Extreme weather due to climate change is going to put more pressure on drinking water infrastructure, leading to more boil notices and e-coli scares, says a public health professor.
Napier, Levin and Lower Hutt have all had recent threats to the quality of drinking water, while a government inquiry into the Havelock North water crisis last year continues.
The Horowhenua District Council has again had to issue a precautionary boil notice to residents of Levin after overnight rain brought mud and debris from slips into the Ohau River.
A boil notice was issued on 3 February, but was revoked during the weekend.
The Ohau River supplied the council's treatment plant, which treated it before it was made available to Levin residents to use.
Water services manager Paul Gaydon said the murkiness of the water was too high and Levin has had to resort to its backup water supply.
"We've monitored the turbidity of the Ohau through the morning and it's gone up steeply.
"We're hoping it will come down just as quickly but we've had to stop production and it's still stopped.
He said people needed to be careful with their water use.
"It's serious, you know.
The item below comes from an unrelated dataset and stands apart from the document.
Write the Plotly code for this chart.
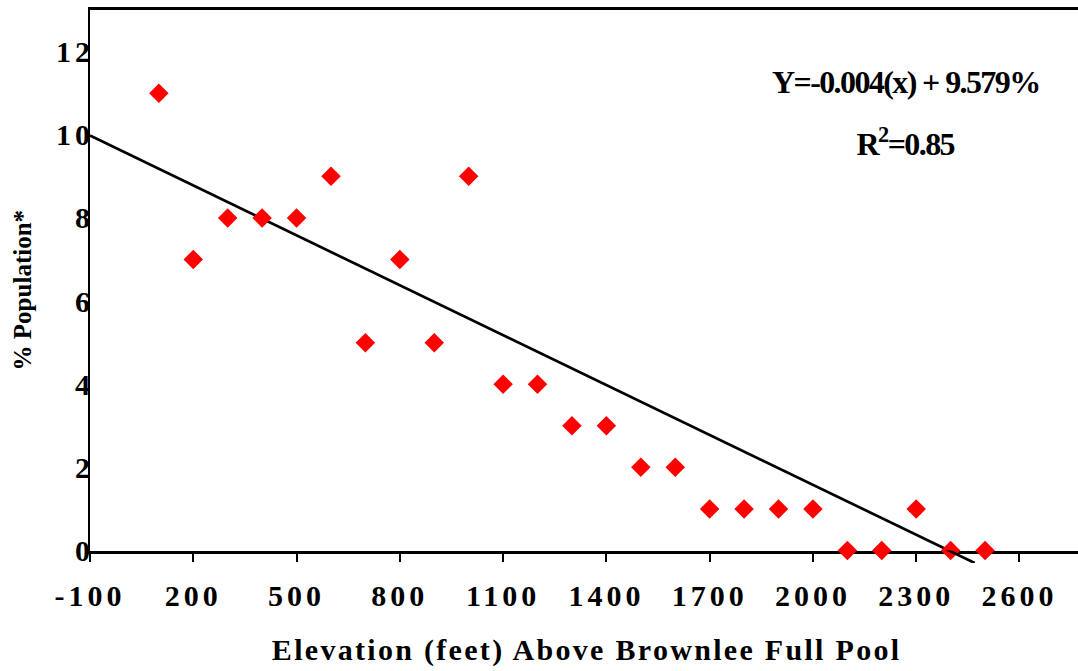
import json
import plotly.graph_objects as go

# ---- data ----
elevation = [100, 200, 300, 400, 500, 600, 700, 800, 900, 1000, 1100, 1200, 1300,
             1400, 1500, 1600, 1700, 1800, 1900, 2000, 2100, 2200, 2300, 2400, 2500]
pct_population = [11, 7, 8, 8, 8, 9, 5, 7, 5, 9, 4, 4, 3,
                  3, 2, 2, 1, 1, 1, 1, 0, 0, 1, 0, 0]
trend_x = [-100, 2470]
trend_y = [9.98, -0.30]
x_ticks = [-100, 200, 500, 800, 1100, 1400, 1700, 2000, 2300, 2600]
y_ticks = [0, 2, 4, 6, 8, 10, 12]
x_range = [-100, 2770]
y_range = [0, 13]
tail_range = [-0.3, 0]

equation_text = "Y=-0.004(x) + 9.579%"
r2_text = "R<sup>2</sup>=0.85"
x_title = "Elevation (feet) Above Brownlee Full Pool"
y_title = "% Population*"

SERIF = "Liberation Serif, Times New Roman, serif"

total_span = (y_range[1] - y_range[0]) + (tail_range[1] - tail_range[0])
tail_frac = (tail_range[1] - tail_range[0]) / total_span

fig = go.Figure()

# trend line in main subplot
fig.add_trace(go.Scatter(x=trend_x, y=trend_y, mode="lines",
                         line=dict(color="black", width=2.7),
                         showlegend=False, hoverinfo="skip"))
# trend line tail below the x axis (same scale)
fig.add_trace(go.Scatter(x=trend_x, y=trend_y, mode="lines",
                         line=dict(color="black", width=2.7),
                         xaxis="x2", yaxis="y2",
                         showlegend=False, hoverinfo="skip"))
# data points
fig.add_trace(go.Scatter(x=elevation, y=pct_population, mode="markers",
                         marker=dict(symbol="diamond", size=15, color="#FF0000",
                                     line=dict(width=0)),
                         cliponaxis=False, showlegend=False))

fig.update_layout(
    width=1078, height=671,
    margin=dict(l=90, r=0, t=10, b=108),
    paper_bgcolor="white", plot_bgcolor="white",
    xaxis=dict(range=x_range, tickmode="array", tickvals=x_ticks,
               ticktext=[str(v) for v in x_ticks],
               showline=True, linecolor="black", linewidth=2.5, mirror=True,
               ticks="outside", ticklen=9, tickwidth=2, tickcolor="black",
               showgrid=False, zeroline=False, anchor="y", layer="below traces",
               tickfont=dict(family=SERIF, size=30, color="black", weight="bold"),
               ticklabelstandoff=8),
    yaxis=dict(range=y_range, domain=[tail_frac, 1], tickmode="array",
               tickvals=y_ticks, ticktext=[str(v) for v in y_ticks],
               showline=True, linecolor="black", linewidth=2,
               ticks="", showgrid=False, zeroline=False, layer="below traces",
               tickfont=dict(family=SERIF, size=30, color="black", weight="bold"),
               ticklabelstandoff=-12),
    xaxis2=dict(matches="x", anchor="y2", visible=False),
    yaxis2=dict(range=tail_range, domain=[0, tail_frac], visible=False),
    annotations=[
        dict(text=equation_text, xref="paper", yref="paper", x=0.826, y=0.870,
             xanchor="center", yanchor="middle", showarrow=False,
             font=dict(family=SERIF, size=32, color="black", weight="bold")),
        dict(text=r2_text, xref="paper", yref="paper", x=0.825, y=0.761,
             xanchor="center", yanchor="middle", showarrow=False,
             font=dict(family=SERIF, size=32, color="black", weight="bold")),
        dict(text=x_title, xref="paper", yref="paper", x=0.503, y=-0.157,
             xanchor="center", yanchor="middle", showarrow=False,
             font=dict(family=SERIF, size=30, color="black", weight="bold")),
        dict(text=y_title, xref="paper", yref="paper", x=-0.0688, y=0.493,
             xanchor="center", yanchor="middle", showarrow=False, textangle=-90,
             font=dict(family=SERIF, size=25, color="black", weight="bold")),
    ],
)

css = ("html,body{margin:0;padding:0;overflow:hidden}"
       ".xtick text{letter-spacing:4px}"
       ".ytick text{letter-spacing:4px}"
       ".annotation[data-index='0'] text{letter-spacing:-1.6px}"
       ".annotation[data-index='1'] text{letter-spacing:-1.6px}"
       ".annotation[data-index='2'] text{letter-spacing:2.3px}")
post = ("var s=document.createElement('style');s.innerHTML=" + json.dumps(css) +
        ";document.head.appendChild(s);")

fig.write_html("out.html", post_script=post, config={"displayModeBar": False})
We have some water on hand in the reservoirs but we need people to be very careful and very aware that we're in quite a difficult situation."
In Napier the reservoir tank that tested positive for e-coli last week has been given the all-clear after three consecutive negative tests.
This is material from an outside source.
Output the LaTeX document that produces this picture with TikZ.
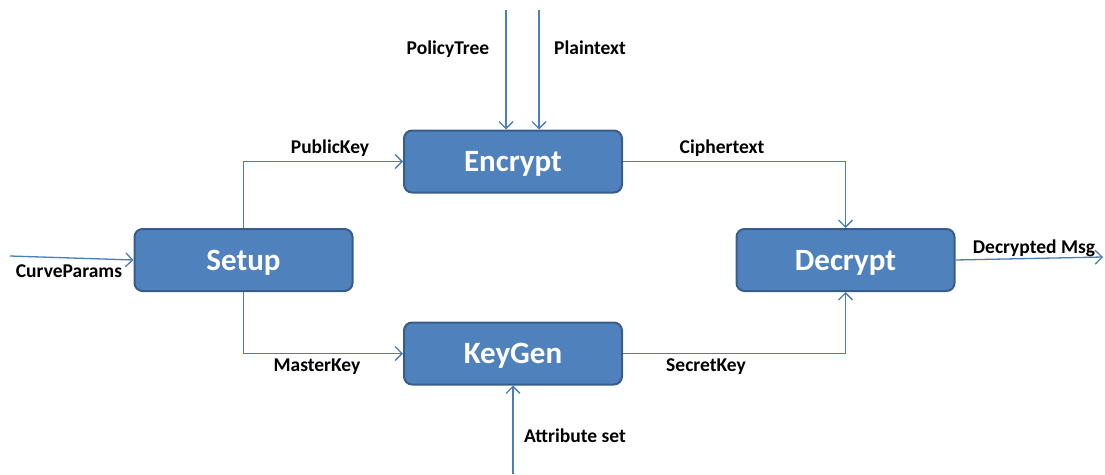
\documentclass[tikz,border=0pt]{standalone}
\usepackage{fontspec}
\setmainfont{Carlito}
\usetikzlibrary{arrows.meta}
\definecolor{boxfill}{HTML}{4F81BD}
\definecolor{boxline}{HTML}{385D8A}
\definecolor{lineblue}{HTML}{4A7EBB}
\begin{document}
\begin{tikzpicture}[x=1pt,y=-1pt,
  proc/.style={draw=boxline, line width=2pt, fill=boxfill, rounded corners=8pt,
    minimum width=218pt, minimum height=62pt, inner sep=0pt,
    text height=20pt, text depth=0pt,
    text=white, font=\fontsize{31}{34}\selectfont\bfseries},
  lbl/.style={font=\fontsize{19.5}{22}\selectfont\bfseries, text=black, inner sep=0pt},
  conn/.style={draw=lineblue, line width=1.3pt, -{Straight Barb[length=7pt,width=14pt,line width=1.3pt]}}
]
\useasboundingbox (0,0) rectangle (1105,474);
\node[proc] (setup) at (243.5,260) {Setup};
\node[proc] (enc) at (513,161.5) {Encrypt};
\node[proc] (kg) at (513,353.5) {KeyGen};
\node[proc] (dec) at (845.5,260) {Decrypt};

\coordinate (cpin) at (10,256);
\coordinate (pt1) at (506,10);
\coordinate (pt2) at (539,10);
\coordinate (attr) at (513,474);
\coordinate (msg) at (1103,257);

\draw[conn] (cpin) -- (setup.west);
\draw[conn] (pt1) -- (pt1 |- enc.north);
\draw[conn] (pt2) -- (pt2 |- enc.north);
\draw[conn] (setup.north) |- (enc.west);
\draw[conn] (setup.south) |- (kg.west);
\draw[conn] (enc.east) -| (dec.north);
\draw[conn] (kg.east) -| (dec.south);
\draw[conn] (attr) -- (kg.south);
\draw[conn] (dec.east) -- (msg);

\node[lbl] (l1) at (69,271) {CurveParams};
\node[lbl] (l2) at (448,49) {PolicyTree};
\node[lbl] (l3) at (590,48) {Plaintext};
\node[lbl] (l4) at (330,148) {PublicKey};
\node[lbl] (l5) at (317,367) {MasterKey};
\node[lbl] (l6) at (722,148) {Ciphertext};
\node[lbl] (l7) at (706,367) {SecretKey};
\node[lbl] (l8) at (575,436) {Attribute set};
\node[lbl] (l9) at (1034,248) {Decrypted Msg};
\end{tikzpicture}
\end{document}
The Napier City Council started to treat the Enfield Road reservoir with chlorine last Thursday after two positive e-coli readings.
Council spokesperson Chris Dolley said that reservoir was still only partly back in operation and residents should still be careful about water use.
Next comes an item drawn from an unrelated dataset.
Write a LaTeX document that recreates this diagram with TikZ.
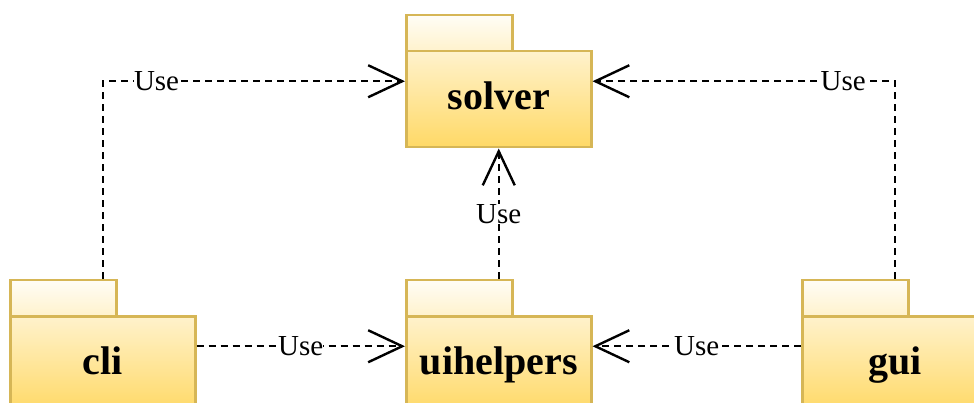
\documentclass[tikz,border=0pt]{standalone}
\usepackage{fontspec}
\setmainfont{Liberation Serif}
\usetikzlibrary{arrows.meta}
\definecolor{pkgstroke}{HTML}{D6B656}
\definecolor{pkgtop}{HTML}{FFF2CC}
\definecolor{pkgbot}{HTML}{FFD966}
\definecolor{tabtop}{HTML}{FFFDF6}
\begin{document}
\begin{tikzpicture}[x=1pt,y=-1pt,
  pkgtab/.style={draw=pkgstroke, line width=2.5pt, top color=tabtop, bottom color=pkgtop,
    minimum width=106pt, minimum height=36pt, inner sep=0pt, anchor=north west},
  pkgbody/.style={draw=pkgstroke, line width=2.5pt, top color=pkgtop, bottom color=pkgbot,
    minimum height=96pt, inner sep=0pt, anchor=north west,
    text height=30pt, text depth=10pt,
    font=\fontsize{40pt}{42pt}\selectfont\bfseries},
  uses/.style={line width=2.4pt, dash pattern=on 7pt off 5pt,
    -{Straight Barb[length=34pt,width=32pt,line width=2.4pt]}},
  lbl/.style={fill=white, inner sep=0pt, font=\fontsize{29pt}{31pt}\selectfont}
]
\useasboundingbox (0,0) rectangle (974,403);
% packages
\node[pkgtab] (solvertab) at (405,14) {};
\node[pkgbody, minimum width=185pt] (solver) at (405,50) {solver};
\node[pkgtab] (clitab) at (9,279) {};
\node[pkgbody, minimum width=185pt] (cli) at (9,315) {cli};
\node[pkgtab] (uihelperstab) at (405,279) {};
\node[pkgbody, minimum width=185pt] (uihelpers) at (405,315) {uihelpers};
\node[pkgtab] (guitab) at (801,279) {};
\node[pkgbody, minimum width=186pt] (gui) at (801,315) {gui};
% connectors
\draw[uses] (cli.north |- clitab.north) |- node[lbl, pos=0.589] {Use} ([yshift=18pt]solver.west);
\draw[uses] (gui.north |- guitab.north) |- node[lbl, pos=0.586] {Use} ([yshift=18pt]solver.east);
\draw[uses] (uihelpers.north |- uihelperstab.north) -- node[lbl] {Use} (uihelpers.north |- solver.south);
\draw[uses] ([yshift=18pt]cli.east) -- node[lbl] {Use} ([yshift=18pt]uihelpers.west);
\draw[uses] ([yshift=18pt]gui.west) -- node[lbl] {Use} ([yshift=18pt]uihelpers.east);
\end{tikzpicture}
\end{document}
"We have decided the safest course of action is to continue chlorinating for the next three to four days while we have the reservoir cleaned by a team of divers.
"This will remove any doubt about what was the potential contaminant for this reservoir," Mr Dolley said.
Wellington Water said it expected a third consecutive negative test for e-coli to come in this evening after testing 21 water sites in Lower Hutt.
More issues around drinking water supply were likely to surface, according to Michael Baker.
A public health professor at the University of Otago in Wellington, Dr Baker said climate change would mean extreme weather, such as floods and heavy rain, would continue to test infrastructure protecting drinking water.
"Extreme weather events put huge stress on a number of systems, particularly drinking water supply systems.
"That's because of flooding events, which can overwhelm normal treatment facilities, but also they can knock out power supplies and back up systems.
But Dr Baker said the jury was still out as to whether there was an increase of cases where drinking water had been jeopardised.
"There's obviously heightened awareness about water contamination at the moment.
"You really have to take a long term perspective and look at data on waterborne disease outbreaks and levels of contamination."
Hastings District Council mayor Lawrence Yule agreed with Dr Baker that more adverse weather events were going to challenge drinking water infrastructure.
He said an inquiry looking into the Havelock North water crisis may raise questions about the government's specified drinking water standards, which were last revised in 2008.
"Even in the Havelock North case the testing was being done more than was required by the New Zealand drinking water standards, yet a whole lot people still got sick.
"So I think that the inquiry will look at that and I expect there will be some changes recommended as part of that."
Mr Yule, who was also the president of Local Government New Zealand expected there would also be stronger rules on land use near drinking supplies to minimise the level of contamination from animals.